An ihr scheiden sich die Geister. Während sie für die einen zum zentralen Bestandteil ihrer Frömmigkeit gehört, ist sie für andere zu einem Fremdkörper ihres Empfindens geworden: die Herz-Jesu-Verehrung. Am 11. Juni vor 100 Jahren hat Papst Leo XIII. die Menschheit dem Herzen Jesu geweiht. Läßt sich aus dieser Art Frömmigkeit auch etwas für das heutige Leben gewinnen?
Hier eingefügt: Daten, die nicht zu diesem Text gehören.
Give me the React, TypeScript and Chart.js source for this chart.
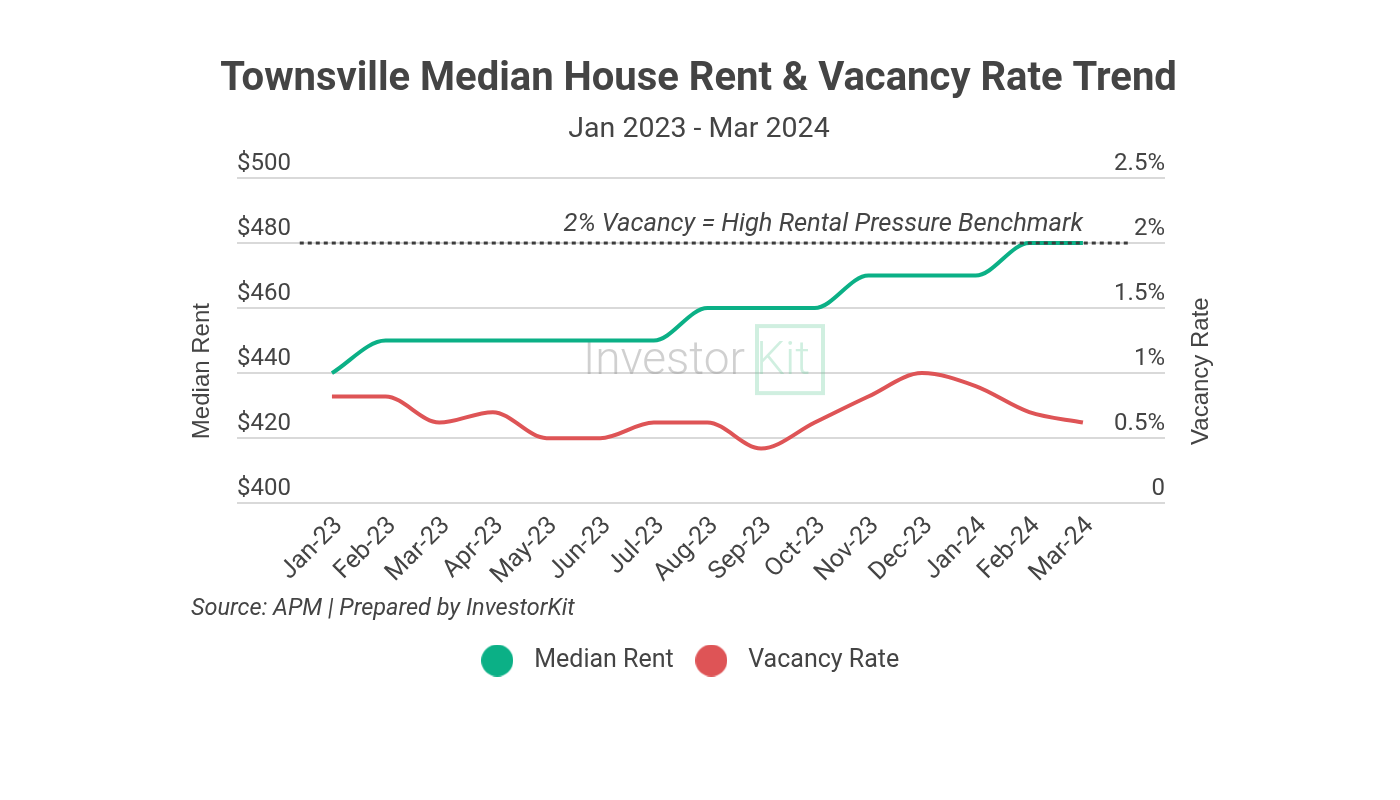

Es kommt darauf an. Befreit vom Kitsch nicht allzu einfallsreicher Kunst zu diesem Thema, steht in der Herz Jesu-Verehrung eine Tiefe, aus der sich für die heutige Zeit schöpfen läßt. Auf das Herz kommt es an. Gott hat ein Herz für die Menschen. Die Innigkeit seiner Zuwendung zum Menschen kommt darin zum Ausdruck, ebenso die Radikalität seiner Zuwendung. Ganz ist Jesus bei den Menschen, mit seinem ganzen Herzen eben. Ohne Herz ist kein Leben.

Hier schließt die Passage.